Interactivity similar to Excel slicers or VBA-enabled dropdowns can be added to R Markdown documents using Shiny. To do so, add ‘runtime: shiny’ to the header section of the R Markdown document. This is great for live or daily dashboards. It is also possible to produce static dashboards using only Flexdashboard and distribute over email for reporting with a monthly cadence.

Previously with the YAP-YDAWG R Workshop video presentation, we included an example of flexdashboard usage as a take-home exercise. Take a look at the code repository under “09_advanced_viz_ii.Rmd”!

9. HTML Charts: plotly

Different language, same package. Plot.ly is a great package for web charts in both Python and R. The documentation steers towards the paid server-hosted options but using for charting functionality offline is free even for commercial purposes. The interface is clean, and charts embeds well in RMarkdown documents.

Check out an older example using plotly with Analytics Snippet: In the Library

One notable downside is the hefty file size which may not be great for email. If that is an issue I would consider the R interface for Altair - it is a bit of a loop to go from R to Python to Javascript but the vega-lite javascript library it is based on is fantastic - user friendly interface, and what I use for my personal blog so that it loads fast on mobile. Leaflet is also great for maps.
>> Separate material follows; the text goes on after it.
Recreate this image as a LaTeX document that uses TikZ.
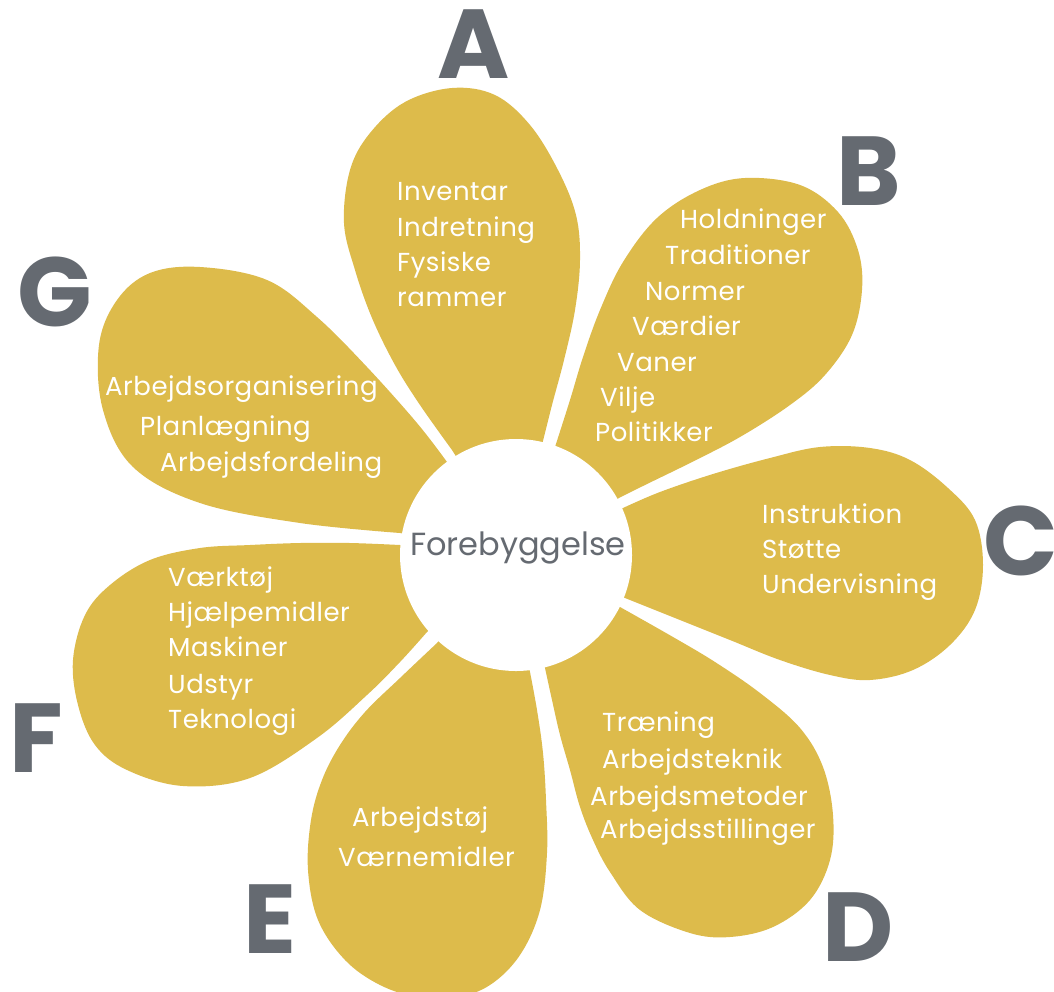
\documentclass[tikz,border=0pt]{standalone}
\usepackage{fontspec}
\setmainfont{Poppins}
\newfontfamily\itemfont[LetterSpace=2]{Poppins}
\definecolor{petalc}{HTML}{DDBB4B}
\definecolor{greyc}{HTML}{656A71}
\tikzset{
  petal/.style={fill=petalc, draw=none},
  item/.style={anchor=mid west, text=white, font=\itemfont\fontsize{26}{28}\selectfont, inner sep=0pt, yshift=-6pt},
  bigletter/.style={text=greyc, font=\fontsize{98}{100}\selectfont\bfseries, inner sep=0pt, anchor=center, text depth=0pt},
}
\begin{document}
\begin{tikzpicture}[x=1pt,y=-1pt]
\useasboundingbox (0,0) rectangle (1054,991);
\begin{scope}
\clip (0,0) rectangle (1054,991);
% A
\fill[petal] (512,545) -- plot[smooth, tension=0.6] coordinates {(452,450) (420,405) (395,365) (372,318) (355,270) (344,223) (350,170) (370,133) (405,102) (452,88) (495,95) (530,125) (558,170) (576,215) (580,260) (575,310) (564,360) (552,405) (542,445)} -- cycle;
% B
\fill[petal] (525,550) -- plot[smooth, tension=0.6] coordinates {(555,447) (570,400) (583,357) (600,310) (623,262) (657,218) (700,190) (745,178) (800,185) (838,212) (858,250) (862,290) (852,335) (825,375) (790,405) (740,437) (690,463) (645,485) (615,500)} -- cycle;
% C
\fill[petal] (516,553) -- plot[smooth, tension=0.6] coordinates {(625,598) (680,620) (730,640) (780,660) (830,675) (870,680) (913,670) (950,645) (975,610) (983,565) (975,520) (948,488) (910,460) (870,448) (820,447) (770,458) (713,474) (660,492) (623,508)} -- cycle;
% D
\fill[petal] (525,560) -- plot[smooth, tension=0.6] coordinates {(545,668) (552,700) (560,735) (570,770) (580,807) (593,840) (610,872) (640,910) (690,933) (730,937) (773,927) (810,900) (830,860) (833,815) (823,767) (800,728) (760,693) (715,662) (673,637) (620,607)} -- cycle;
% E
\fill[petal] (505,560) -- plot[smooth, tension=0.6] coordinates {(530,672) (537,710) (543,753) (546,800) (547,853) (540,910) (520,955) (490,985) (455,998) (420,998) (380,985) (345,960) (318,920) (308,870) (311,820) (322,780) (340,745) (365,712) (400,678) (437,643)} -- cycle;
% F
\fill[petal] (515,553) -- plot[smooth, tension=0.6] coordinates {(400,545) (350,543) (300,543) (250,545) (200,548) (150,560) (110,585) (85,615) (73,660) (78,705) (95,745) (127,770) (183,786) (250,778) (317,738) (367,695) (400,662) (427,632)} -- cycle;
% G
\fill[petal] (515,553) -- plot[smooth, tension=0.6] coordinates {(447,462) (417,423) (367,367) (317,317) (267,280) (200,267) (150,273) (117,300) (99,345) (103,410) (133,467) (200,503) (300,523) (400,533)} -- cycle;
\end{scope}
% centre
\node[circle, fill=white, minimum size=232pt, inner sep=0pt] (centre) at (516,555) {};
\node[anchor=mid, text=greyc, font=\fontsize{32}{34}\selectfont, yshift=-5pt] (centretext) at (518,548) {Forebyggelse};

% A texts
\node[item] (a1) at (397,192) {Inventar};
\node[item] (a2) at (397,228) {Indretning};
\node[item] (a3) at (397,263) {Fysiske};
\node[item] (a4) at (397,298) {rammer};
% B texts
\node[item] (b1) at (680,220) {Holdninger};
\node[item] (b2) at (665,256) {Traditioner};
\node[item] (b3) at (645,292) {Normer};
\node[item] (b4) at (632,327) {Værdier};
\node[item] (b5) at (617,363) {Vaner};
\node[item] (b6) at (600,398) {Vilje};
\node[item] (b7) at (595,433) {Politikker};
% C texts
\node[item] (c1) at (762,515) {Instruktion};
\node[item] (c2) at (762,550) {Støtte};
\node[item] (c3) at (762,585) {Undervisning};
% D texts
\node[item] (d1) at (602,723) {Træning};
\node[item] (d2) at (602,760) {Arbejdsteknik};
\node[item] (d3) at (590,797) {Arbejdsmetoder};
\node[item] (d4) at (600,830) {Arbejdsstillinger};
% E texts
\node[item] (e1) at (352,818) {Arbejdstøj};
\node[item] (e2) at (338,858) {Værnemidler};
% F texts
\node[item] (f1) at (168,578) {Værktøj};
\node[item] (f2) at (168,613) {Hjælpemidler};
\node[item] (f3) at (168,648) {Maskiner};
\node[item] (f4) at (168,685) {Udstyr};
\node[item] (f5) at (168,720) {Teknologi};
% G texts
\node[item] (g1) at (105,387) {Arbejdsorganisering};
\node[item] (g2) at (140,427) {Planlægning};
\node[item] (g3) at (160,463) {Arbejdsfordeling};

% letters
\node[bigletter] (LA) at (474,44) {A};
\node[bigletter] (LB) at (869,171) {B};
\node[bigletter] (LC) at (1021,541) {C};
\node[bigletter] (LD) at (858,927) {D};
\node[bigletter] (LE) at (270,919) {E};
\node[bigletter] (LF) at (36,738) {F};
\node[bigletter] (LG) at (55,292) {G};
\end{tikzpicture}
\end{document}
10. Explain it Like I’m Five: DALEX

Also featured in the YAP-YDAWG-R-Workshop, the DALEX package helps explain model prediction. Like mlr above, there is feature importance, actual vs model predictions, partial dependence plots:

library(DALEX)
xgb_expl <- explain(model = bst, data = model_matrix, y = deaths$Age)
Preparation of a new explainer is initiated
  -> model label       :  xgb.Booster  (  default  )
  -> data              :  49734  rows  14  cols 
  -> target variable   :  49734  values 
  -> predict function  :  yhat.default will be used (  default  )
  -> predicted values  :  No value for predict function target column. (  default  )
  -> model_info        :  package Model of class: xgb.Booster package unrecognized , ver. Unknown , task regression (  default  ) 
  -> predicted values  :  numerical, min =  17.38693 , mean =  38.26188 , max =  64.52395  
  -> residual function :  difference between y and yhat (  default  )
  -> residuals         :  numerical, min =  -57.70045 , mean =  1.101735 , max =  72.88297  
  A new explainer has been created!  
# Variable splits type is either dependent on data by default, or 
# with uniform splits, shows an even split for plotting purposes
resp <- model_profile(xgb_expl, variables="Speed.Limit", variable_splits_type = "uniform")
plot(resp)

Yep, the data looks like it needs a bit of cleaning - check out the course materials! … but the key use of DALEX in addition to mlr is individual prediction explanations:

brk <- predict_parts(xgb_expl, new_observation=model_matrix[1, ,drop=FALSE])
plot(brk)

4.5 Concluding thoughts

We have taken a journey with ten amazing packages covering the full data analysis cycle, from data preparation, with a few solutions for managing “medium” data, then to models - with crowd favourites for gradient boosting and neural network prediction, and finally to actioning business change - through dashboard and explanatory visualisations - and most of the runners up too…

I would recommend exploring the resources in the many links as well, there is a lot of content that I have found to be quite informative. Did I miss any of your favourites? Let me know in the comments!